Expert Advice -- Serum Sickness

I have a 20-month-old boy who has frequent ear infections. Last summer he had a mild reaction to amoxicillin, so the doctor switched him to cefaclor. After being on cefaclor for two weeks he woke up one morning with hives. His doctor stopped the cefaclor and started him on Benedryl. By that evening he was literally covered with hives and was running fever. He was started on prednisone. The doctor called this serum sickness. He still has some hives pop up and his skin is very sensitive to any kind of scratch or abrasion. We tried to wean him off the prednisone but he developed hives again. He has now been on the prednisone for two weeks. I have looked for information on this type of allergic reaction and cannot find any. Can you enlighten me?


Robert Steele

Robert W. Steele, MD, is a board certified pediatrician at St. John's Regional Health Center in Springfield, MO. He graduated from medical... Read more

Allergy to antibiotics, while not very common, is the most common type of drug reaction reported in children. The biggest culprit is the class of antibiotics which include penicillin. Thus, one of the most common drugs children are allergic to is amoxicillin. If a child is allergic to one type of antibiotic, he has an increased risk of being allergic to a second type.

It is important to understand what is and is not an allergic reaction to a drug. An allergic reaction is caused by the fact that the drug taken causes the body to unleash an abnormal immune response. Thus, the symptoms experienced are not caused by the drug, but rather by the body's reaction to it. Depending upon what type of immune response occurs, symptoms including a rash, difficulty breathing, itching, swelling, fever, and joint pain may develop.

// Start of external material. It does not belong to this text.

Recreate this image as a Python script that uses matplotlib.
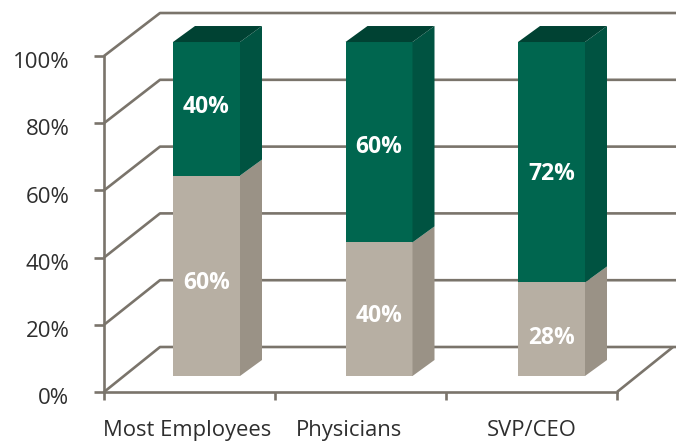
import matplotlib
matplotlib.use('Agg')
import matplotlib.pyplot as plt
from matplotlib.patches import Polygon
from matplotlib.transforms import ScaledTranslation

categories = ['Most Employees', 'Physicians', 'SVP/CEO']
tan_values = [60, 40, 28]
green_values = [40, 60, 72]
y_ticks = [0, 20, 40, 60, 80, 100]
y_labels = ['0%', '20%', '40%', '60%', '80%', '100%']

LINE = '#7a746b'
TAN, TAN_SIDE = '#b7afa3', '#9a9286'
GREEN, GREEN_SIDE, GREEN_TOP = '#00664f', '#005341', '#004233'
TEXT = '#2e2e2e'

W, H = 676, 441
plt.rcParams['font.family'] = ['Open Sans', 'DejaVu Sans']
fig = plt.figure(figsize=(W / 100, H / 100), dpi=100)
# plot box in pixels: x 104..617, y 56..392
ax = fig.add_axes([104 / W, 1 - 392 / H, 513 / W, 336 / H])
ax.set_xlim(0, 3)
ax.set_ylim(0, 100)
ax.patch.set_alpha(0)

# depth of the fake 3d box, data units
depth_x = 56 / 171
depth_y = 45 / 3.36
# bar placement inside that depth
bar_w = 67 / 171
bar_dx = 22 / 171
bar_dy = 16 / 3.36
bar_step = 172.5 / 171
front_x = 17 / 171
front_y = 16 / 3.36
# things further back come out a bit smaller
back_scale = 0.994

for s in ['top', 'right']:
    ax.spines[s].set_visible(False)
for s in ['left', 'bottom']:
    ax.spines[s].set_color(LINE)
    ax.spines[s].set_linewidth(1.9)

ax.set_yticks(y_ticks)
ax.set_yticklabels(y_labels, fontsize=16, color=TEXT)
ax.set_xticks([0, 1, 2, 3])
ax.set_xticklabels([])
ax.tick_params(axis='y', length=7, width=1.9, color=LINE, pad=18)
ax.tick_params(axis='x', length=6, width=1.9, color=LINE)
for lab in ax.get_yticklabels():
    lab.set_transform(lab.get_transform() + ScaledTranslation(0, -3 / 72, fig.dpi_scale_trans))

# back wall lines and floor
line_kw = dict(color=LINE, lw=1.9, clip_on=False, zorder=1, solid_capstyle='butt')
for v in y_ticks:
    yb = v * back_scale + depth_y
    ax.plot([0, depth_x, 3 + depth_x + 0.02], [v, yb, yb], **line_kw)
ax.plot([3, 3 + depth_x], [0, depth_y], **line_kw)


def face(pts, color):
    ax.add_patch(Polygon(pts, closed=True, facecolor=color, edgecolor='none',
                         clip_on=False, zorder=3))


# the value labels sit a little off the segment centres, nudge in percent
tan_nudge = [-2, -2, -2.7]
green_nudge = [0.5, -1.3, -3.4]

for i in range(len(categories)):
    x0 = i * bar_step + 0.5 - bar_w / 2 + front_x
    x1 = x0 + bar_w
    base = front_y
    y_mid = base + tan_values[i] * back_scale
    y_top = y_mid + green_values[i] * back_scale

    face([(x0, base), (x1, base), (x1, y_mid), (x0, y_mid)], TAN)
    face([(x1, base), (x1 + bar_dx, base + bar_dy), (x1 + bar_dx, y_mid + bar_dy), (x1, y_mid)], TAN_SIDE)
    face([(x0, y_mid), (x1, y_mid), (x1, y_top), (x0, y_top)], GREEN)
    face([(x1, y_mid), (x1 + bar_dx, y_mid + bar_dy), (x1 + bar_dx, y_top + bar_dy), (x1, y_top)], GREEN_SIDE)
    face([(x0, y_top), (x1, y_top), (x1 + bar_dx, y_top + bar_dy), (x0 + bar_dx, y_top + bar_dy)], GREEN_TOP)

    xc = (x0 + x1) / 2
    ax.text(xc, base + tan_values[i] * back_scale / 2 + tan_nudge[i], str(tan_values[i]) + '%', color='white',
            fontsize=16.5, fontweight='bold', ha='center', va='center', zorder=4)
    ax.text(xc, y_mid + green_values[i] * back_scale / 2 + green_nudge[i], str(green_values[i]) + '%', color='white',
            fontsize=16.5, fontweight='bold', ha='center', va='center', zorder=4)

# category labels are not quite centred in the original
label_x = [0.484, 1.43, 2.504]
for i in range(len(categories)):
    ax.text(label_x[i], -11.4, categories[i], fontsize=15.8, color=TEXT, ha='center', va='center', clip_on=False)

fig.savefig('out.png', dpi=100)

Most drug "allergies" reported, however, are actually drug intolerance or side effects of the drug. In other words, the symptoms are caused by the drugs themselves, not the body's response to the drug. Common symptoms that may be confused as allergic reactions include stomach upset and vomiting. A certain percentage of children who have infectious mononucleosis and then take amoxicillin will develop a rash which may be mistaken for drug allergy. Diarrhea may be a sign of drug allergy, but antibiotics very commonly cause diarrhea completely unrelated to allergic immune responses. These are just a few examples.

"Serum Sickness" reactions to antibiotics are thought to be due to a specific type of immune response (although the exact mechanism is somewhat controversial). They typically occur 7-21 days after having taken the drug, and the symptoms include itching, hives, rash, and swelling. About half of those who get this reaction also experience joint pain. The penicillins and sulfa containing antibiotics are the most common ones that cause this reaction although any of the antibiotics are capable of causing them.

The symptoms you describe your son having are typical of a serum sickness like reaction. However, because the offending antibiotic is cefaclor, it makes this diagnosis a bit more difficult. Cefaclor is special when it comes to serum sickness reactions. In 1994, researchers figured out that while the reaction to cefaclor looks very similar to serum sickness, it is probably not caused by the same immune response mechanisms. In certain individuals, this particular antibiotic is metabolized in a different manner than how most people metabolize it. It is felt that when this antibiotic is broken down in the body of susceptible individuals, the break down products are toxic and cause the symptoms mimicking serum sickness. In other words, it may be that the reaction is a side effect of the drug, not an allergic reaction. While this finding does not affect the way the person with the reaction is treated (serum sickness and this reaction are treated the same way), it does mean that the person who has the reaction may not be at any greater risk for being allergic to other antibiotics. Distinguishing your son's reaction between serum sickness or side effect can only be done by your son's physician.